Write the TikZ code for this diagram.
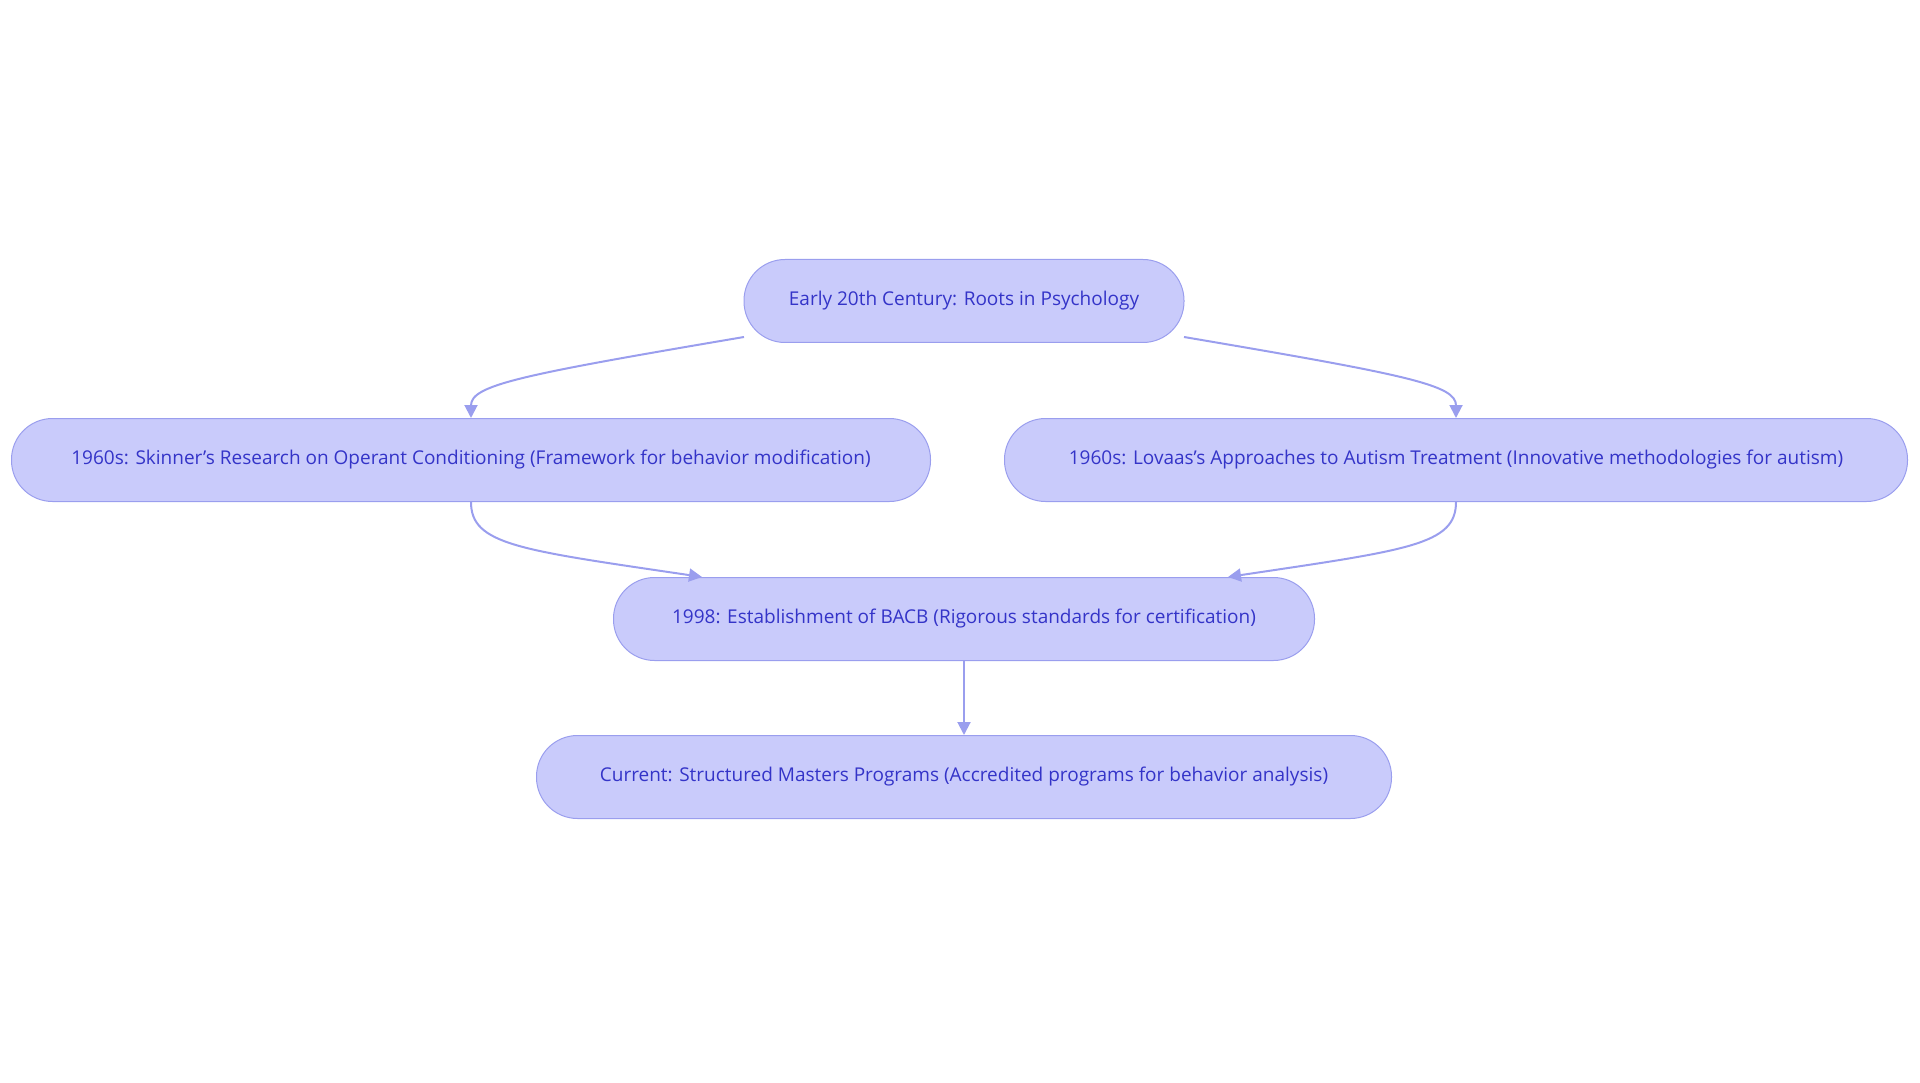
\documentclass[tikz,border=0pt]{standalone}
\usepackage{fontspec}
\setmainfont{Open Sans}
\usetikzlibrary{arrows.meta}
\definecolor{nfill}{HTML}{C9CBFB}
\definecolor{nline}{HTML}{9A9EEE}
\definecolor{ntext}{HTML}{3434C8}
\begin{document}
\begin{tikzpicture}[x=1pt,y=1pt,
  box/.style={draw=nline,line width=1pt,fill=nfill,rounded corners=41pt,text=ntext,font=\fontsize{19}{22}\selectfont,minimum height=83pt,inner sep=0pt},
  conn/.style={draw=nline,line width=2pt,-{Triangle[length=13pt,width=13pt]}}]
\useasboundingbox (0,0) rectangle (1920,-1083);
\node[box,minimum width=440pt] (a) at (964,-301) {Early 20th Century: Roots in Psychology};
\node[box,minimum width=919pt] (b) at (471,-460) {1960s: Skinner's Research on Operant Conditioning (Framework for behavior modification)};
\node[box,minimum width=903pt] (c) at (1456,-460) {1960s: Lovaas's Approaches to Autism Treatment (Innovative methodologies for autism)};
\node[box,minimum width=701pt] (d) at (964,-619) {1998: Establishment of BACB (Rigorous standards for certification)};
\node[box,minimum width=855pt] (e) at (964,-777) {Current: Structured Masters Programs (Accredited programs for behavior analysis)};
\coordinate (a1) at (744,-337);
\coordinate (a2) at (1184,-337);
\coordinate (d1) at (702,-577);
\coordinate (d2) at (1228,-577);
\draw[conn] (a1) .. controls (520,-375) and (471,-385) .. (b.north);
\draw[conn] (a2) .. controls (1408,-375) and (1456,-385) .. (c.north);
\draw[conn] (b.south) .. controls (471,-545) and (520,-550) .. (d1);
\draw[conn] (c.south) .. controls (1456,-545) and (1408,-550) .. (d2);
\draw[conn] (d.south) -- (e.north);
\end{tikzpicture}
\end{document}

┄┄┄┄┄┄

The problem:
Repeat all the data as it stands, dropping any images it holds.

Exercise result:
Write the TikZ code for this diagram.
\documentclass[tikz,border=0pt]{standalone}
\usepackage{fontspec}
\setmainfont{Open Sans}
\usetikzlibrary{arrows.meta}
\definecolor{nfill}{HTML}{C9CBFB}
\definecolor{nline}{HTML}{9A9EEE}
\definecolor{ntext}{HTML}{3434C8}
\begin{document}
\begin{tikzpicture}[x=1pt,y=1pt,
  box/.style={draw=nline,line width=1pt,fill=nfill,rounded corners=41pt,text=ntext,font=\fontsize{19}{22}\selectfont,minimum height=83pt,inner sep=0pt},
  conn/.style={draw=nline,line width=2pt,-{Triangle[length=13pt,width=13pt]}}]
\useasboundingbox (0,0) rectangle (1920,-1083);
\node[box,minimum width=440pt] (a) at (964,-301) {Early 20th Century: Roots in Psychology};
\node[box,minimum width=919pt] (b) at (471,-460) {1960s: Skinner's Research on Operant Conditioning (Framework for behavior modification)};
\node[box,minimum width=903pt] (c) at (1456,-460) {1960s: Lovaas's Approaches to Autism Treatment (Innovative methodologies for autism)};
\node[box,minimum width=701pt] (d) at (964,-619) {1998: Establishment of BACB (Rigorous standards for certification)};
\node[box,minimum width=855pt] (e) at (964,-777) {Current: Structured Masters Programs (Accredited programs for behavior analysis)};
\coordinate (a1) at (744,-337);
\coordinate (a2) at (1184,-337);
\coordinate (d1) at (702,-577);
\coordinate (d2) at (1228,-577);
\draw[conn] (a1) .. controls (520,-375) and (471,-385) .. (b.north);
\draw[conn] (a2) .. controls (1408,-375) and (1456,-385) .. (c.north);
\draw[conn] (b.south) .. controls (471,-545) and (520,-550) .. (d1);
\draw[conn] (c.south) .. controls (1456,-545) and (1408,-550) .. (d2);
\draw[conn] (d.south) -- (e.north);
\end{tikzpicture}
\end{document}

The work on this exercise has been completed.